Teens take sexual risks on Internet, U.S. survey finds
'This is a wake-up call for parents,' foundation chief says
SANTA ROSA, Calif. Millions of American teenagers are engaging in risky behavior on the Internet, posting personal information and talking about sex with strangers, according to a national survey released Wednesday by the Polly Klaas Foundation of Petaluma.
"This is a wake-up call for parents," said Glena Records, the foundation's director of communication and education. She warned that "safety lectures are not going to work in the current Internet age."
Teens and tech-savvy predators know more than many parents about cyberspace, both as a global communications medium and as a dark place for criminals to mask their identity and intent, Records said.
With more than 20 million teens using the Internet, the Klaas Foundation commissioned the survey to document their risk of exposure to sexual encounters and abductions by predators.
The foundation identified a number of troubling results from the online poll of 1,468 people, ages 8 to 18:
Teens frequently communicate with someone they have never met via instant messaging, e-mail and chat rooms.

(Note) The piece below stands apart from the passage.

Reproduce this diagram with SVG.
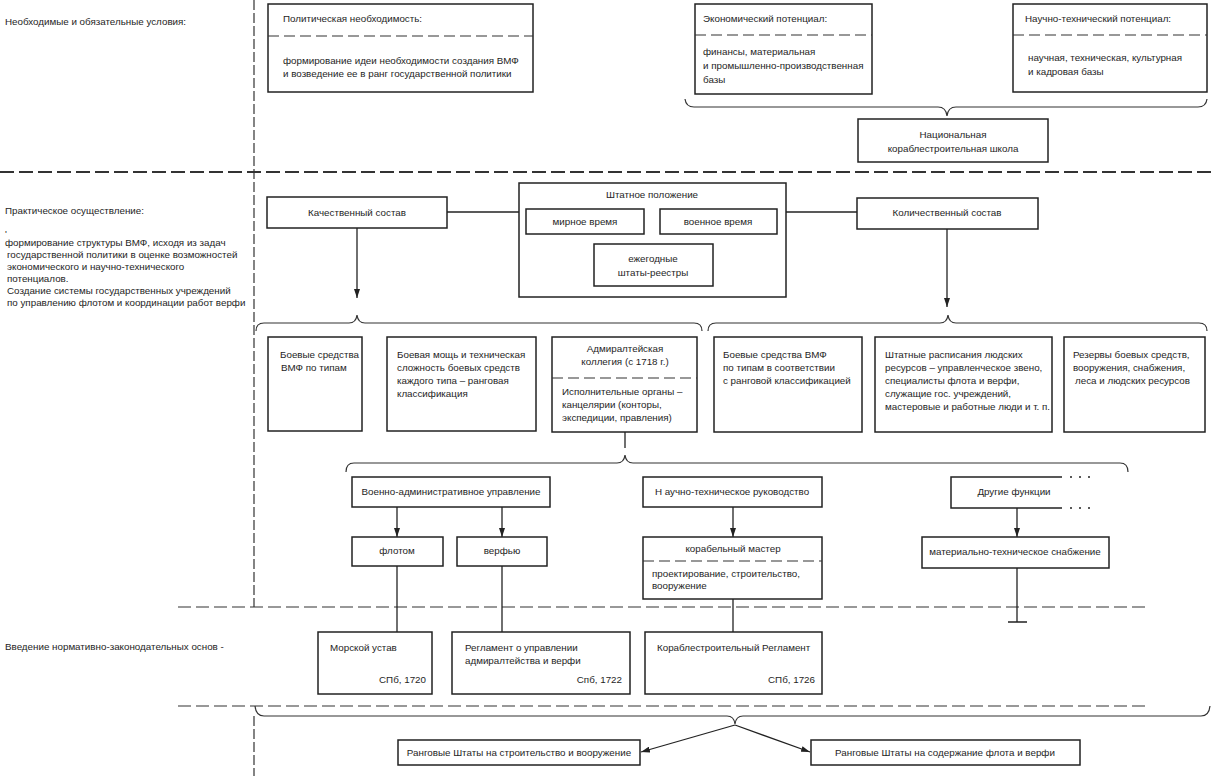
<svg xmlns="http://www.w3.org/2000/svg" width="1217" height="776" viewBox="0 0 1217 776">
<style>
text{font-family:"Liberation Sans",Arial,sans-serif;font-size:9.8px;fill:#1e1e1e}
.c{text-anchor:middle}
.e{text-anchor:end}
.box{fill:#fff;stroke:#222;stroke-width:1.5}
.sep{fill:none;stroke:#333;stroke-width:1.2;stroke-dasharray:11 5}
.ln{fill:none;stroke:#222;stroke-width:1.3}
.ar{fill:none;stroke:#222;stroke-width:1.3;marker-end:url(#ah)}
.br{fill:none;stroke:#333;stroke-width:1.2}
.dh{fill:none;stroke:#333;stroke-width:1.2;stroke-dasharray:13 5}
.dv{fill:none;stroke:#333;stroke-width:1.2;stroke-dasharray:10 3}
</style>
<defs>
<marker id="ah" markerUnits="userSpaceOnUse" markerWidth="10" markerHeight="6" refX="9" refY="3" orient="auto">
<path d="M0,0 L9,3 L0,6 z" fill="#222"/>
</marker>
</defs>
<rect width="1217" height="776" fill="#fff"/>

<g id="dividers">
<path class="dh" d="M0,172 H1212" style="stroke-width:2.2;stroke-dasharray:14 5"/>
<path class="dh" d="M178,607 H1146"/>
<path class="dh" d="M178,706 H1148"/>
<path class="dv" d="M254,0 V607"/>
<path class="dv" d="M254,716 V776"/>
</g>

<g id="labels">
<text x="5" y="25">Необходимые и обязательные условия:</text>
<text x="5" y="214">Практическое осуществление:</text>
<text x="5" y="237">'</text>
<text x="5" y="245.5">формирование структуры ВМФ, исходя из задач</text>
<text x="7" y="257.5">государственной политики в оценке возможностей</text>
<text x="7" y="269.5">экономического и научно-технического</text>
<text x="7" y="281.5">потенциалов.</text>
<text x="7" y="293.5">Создание системы государственных учреждений</text>
<text x="7" y="305.5">по управлению флотом и координации работ верфи</text>
<text x="5" y="650">Введение нормативно-законодательных основ -</text>
</g>

<g id="connectors">
<path class="br" d="M685,99 Q686,107 694,107 H938 Q946,107 947,116 Q948,107 956,107 H1198 Q1206,107 1207,99"/>
<path class="ln" d="M447,212 H519"/>
<path class="ln" d="M786,212 H857"/>
<path class="ln" d="M559,234 V266 H594"/>
<path class="ln" d="M748,234 V266 H713"/>
<path class="ar" d="M357,228 V298"/>
<path class="ar" d="M947,229 V307"/>
<path class="br" d="M256,331 Q256,323 264,323 H349 Q356,323 357,315 Q358,323 365,323 H694 Q702,323 702,331"/>
<path class="br" d="M708,331 Q708,323 716,323 H940 Q947,323 948,315 Q949,323 956,323 H1199 Q1207,323 1207,331"/>
<path class="ln" d="M625,432 V448"/>
<path class="br" d="M346,472 Q346,463 354,463 H617 Q624,463 625,455 Q626,463 633,463 H1120 Q1128,463 1128,472"/>
<path class="ar" d="M397,507 V537"/>
<path class="ar" d="M502,507 V537"/>
<path class="ar" d="M733,507 V537"/>
<path class="ar" d="M1017,508 V537"/>
<path class="ln" d="M1017,568 V622 M1008,622 H1027"/>
<path class="ln" d="M397,566 V632"/>
<path class="ln" d="M502,566 V632"/>
<path class="ln" d="M733,599 V632"/>
<path class="br" d="M255,706 Q256,716 264,716 H727 Q734,716 735,724 Q736,716 743,716 H1201 Q1209,716 1210,706"/>
<path class="ar" d="M735,725 L641,752"/>
<path class="ar" d="M735,725 L810,752"/>
</g>

<g id="n-polit">
<rect class="box" x="268" y="4" width="265" height="88"/>
<path class="sep" d="M268,36 H533"/>
<text x="283" y="22">Политическая необходимость:</text>
<text x="283" y="64">формирование идеи необходимости создания ВМФ</text>
<text x="283" y="77">и возведение ее в ранг государственной политики</text>
</g>

<g id="n-econ">
<rect class="box" x="695" y="4" width="177" height="90"/>
<path class="sep" d="M695,35 H872"/>
<text x="703" y="22">Экономический потенциал:</text>
<text x="703" y="55">финансы, материальная</text>
<text x="703" y="69">и промышленно-производственная</text>
<text x="703" y="83">базы</text>
</g>

<g id="n-sci">
<rect class="box" x="1013" y="4" width="194" height="88"/>
<path class="sep" d="M1013,35 H1207"/>
<text x="1025" y="22">Научно-технический потенциал:</text>
<text x="1028" y="61">научная, техническая, культурная</text>
<text x="1028" y="75">и кадровая базы</text>
</g>

<g id="n-school">
<rect class="box" x="858" y="119" width="190" height="43"/>
<text class="c" x="953" y="138">Национальная</text>
<text class="c" x="953" y="152">кораблестроительная школа</text>
</g>

<g id="n-qual">
<rect class="box" x="267" y="197" width="180" height="31"/>
<text class="c" x="357" y="216">Качественный состав</text>
</g>

<g id="n-shtat">
<rect class="box" x="519" y="183" width="267" height="114"/>
<text class="c" x="652" y="198">Штатное положение</text>
</g>
<g id="n-peace">
<rect class="box" x="526" y="209" width="118" height="25"/>
<text class="c" x="585" y="225">мирное время</text>
</g>
<g id="n-war">
<rect class="box" x="660" y="209" width="117" height="25"/>
<text class="c" x="718" y="225">военное время</text>
</g>
<g id="n-annual">
<rect class="box" x="594" y="244" width="119" height="42"/>
<text class="c" x="653" y="262">ежегодные</text>
<text class="c" x="653" y="276">штаты-реестры</text>
</g>

<g id="n-quant">
<rect class="box" x="857" y="198" width="181" height="31"/>
<text class="c" x="947" y="216">Количественный состав</text>
</g>

<g id="n-types">
<rect class="box" x="268" y="337" width="94" height="94"/>
<text x="280" y="358">Боевые средства</text>
<text x="281" y="371">ВМФ по типам</text>
</g>

<g id="n-power">
<rect class="box" x="387" y="337" width="149" height="94"/>
<text x="397" y="358">Боевая мощь и техническая</text>
<text x="397" y="371">сложность боевых средств</text>
<text x="397" y="384">каждого типа – ранговая</text>
<text x="397" y="397">классификация</text>
</g>

<g id="n-admiralty">
<rect class="box" x="552" y="337" width="145" height="95"/>
<path class="sep" d="M552,378 H697"/>
<text class="c" x="625" y="352">Адмиралтейская</text>
<text class="c" x="625" y="365">коллегия (с 1718 г.)</text>
<text x="562" y="395">Исполнительные органы –</text>
<text x="562" y="408">канцелярии (конторы,</text>
<text x="562" y="421">экспедиции, правления)</text>
</g>

<g id="n-fleet-types">
<rect class="box" x="714" y="337" width="148" height="95"/>
<text x="723" y="358">Боевые средства ВМФ</text>
<text x="723" y="371">по типам в соответствии</text>
<text x="723" y="384">с ранговой классификацией</text>
</g>

<g id="n-staff">
<rect class="box" x="875" y="337" width="177" height="95"/>
<text x="885" y="358">Штатные расписания людских</text>
<text x="885" y="371">ресурсов – управленческое звено,</text>
<text x="885" y="384">специалисты флота и верфи,</text>
<text x="885" y="397">служащие гос. учреждений,</text>
<text x="885" y="410">мастеровые и работные люди и т. п.</text>
</g>

<g id="n-reserves">
<rect class="box" x="1064" y="337" width="141" height="95"/>
<text x="1073" y="358">Резервы боевых средств,</text>
<text x="1073" y="371">вооружения, снабжения,</text>
<text x="1075" y="384">леса и людских ресурсов</text>
</g>

<g id="n-milad">
<rect class="box" x="352" y="477" width="198" height="30"/>
<text class="c" x="451" y="495">Военно-административное управление</text>
</g>
<g id="n-flot">
<rect class="box" x="352" y="537" width="91" height="29"/>
<text class="c" x="397" y="554">флотом</text>
</g>
<g id="n-verf">
<rect class="box" x="457" y="537" width="90" height="29"/>
<text class="c" x="502" y="554">верфью</text>
</g>

<g id="n-scitech">
<rect class="box" x="643" y="477" width="179" height="30"/>
<text class="c" x="732" y="495">Н аучно-техническое руководство</text>
</g>
<g id="n-master">
<rect class="box" x="643" y="537" width="179" height="62"/>
<path class="sep" d="M643,561 H822"/>
<text class="c" x="733" y="552">корабельный мастер</text>
<text x="652" y="577">проектирование, строительство,</text>
<text x="652" y="589">вооружение</text>
</g>

<g id="n-other">
<path class="box" style="fill:none" d="M1062,477 H951 V508 H1062"/>
<circle cx="1071" cy="477" r="1" fill="#222"/>
<circle cx="1080" cy="477" r="1" fill="#222"/>
<circle cx="1089" cy="477" r="1" fill="#222"/>
<circle cx="1071" cy="508" r="1" fill="#222"/>
<circle cx="1080" cy="508" r="1" fill="#222"/>
<circle cx="1089" cy="508" r="1" fill="#222"/>
<text class="c" x="1014" y="495">Другие функции</text>
</g>
<g id="n-supply">
<rect class="box" x="922" y="537" width="187" height="31"/>
<text class="c" x="1015" y="555">материально-техническое снабжение</text>
</g>

<g id="n-ustav">
<rect class="box" x="318" y="632" width="114" height="62"/>
<text x="330" y="651">Морской устав</text>
<text class="e" x="426" y="683">СПб, 1720</text>
</g>
<g id="n-reglament">
<rect class="box" x="452" y="632" width="178" height="62"/>
<text x="465" y="651">Регламент о управлении</text>
<text x="465" y="664">адмиралтейства и верфи</text>
<text class="e" x="622" y="683">Спб, 1722</text>
</g>
<g id="n-shipreg">
<rect class="box" x="645" y="632" width="177" height="62"/>
<text x="657" y="651">Кораблестроительный Регламент</text>
<text class="e" x="815" y="683">СПб, 1726</text>
</g>

<g id="n-rank1">
<rect class="box" x="398" y="740" width="242" height="25"/>
<text class="c" x="519" y="756">Ранговые Штаты на строительство и вооружение</text>
</g>
<g id="n-rank2">
<rect class="box" x="811" y="740" width="269" height="25"/>
<text class="c" x="945" y="756">Ранговые Штаты на содержание флота и верфи</text>
</g>
</svg>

Two in five (42 percent) said they have posted information about themselves on the Internet so others can see it and contact them.
One in four (27 percent) reported talking online about sex with someone he or she had never met in person.
Nearly one in eight teens (12 percent) have learned that someone they were communicating with online was an adult pretending to be younger.
Age deception is a classic ploy by predators, who can find potential victims in their own or any other ZIP code, Records said.
Many sexual predators are skillful at "grooming" victims by befriending them, then asking for pictures and personal information, and ultimately trying to arrange a meeting, Records said.
Teens, meanwhile, are pouring out personal secrets under the false assumption, Records said, that only their friends are looking on.
"If you think of it as an information highway, teens are not driving defensively," Records said.
The Klaas Foundation, formed in 1993 following the abduction and murder of 12-year-old Polly Klaas of Petaluma, is not alone in its concern over Internet child abuse.
In June, the U.S. Department of Justice awarded more than $13 million in grants to fund Internet Crimes Against Children task forces nationwide.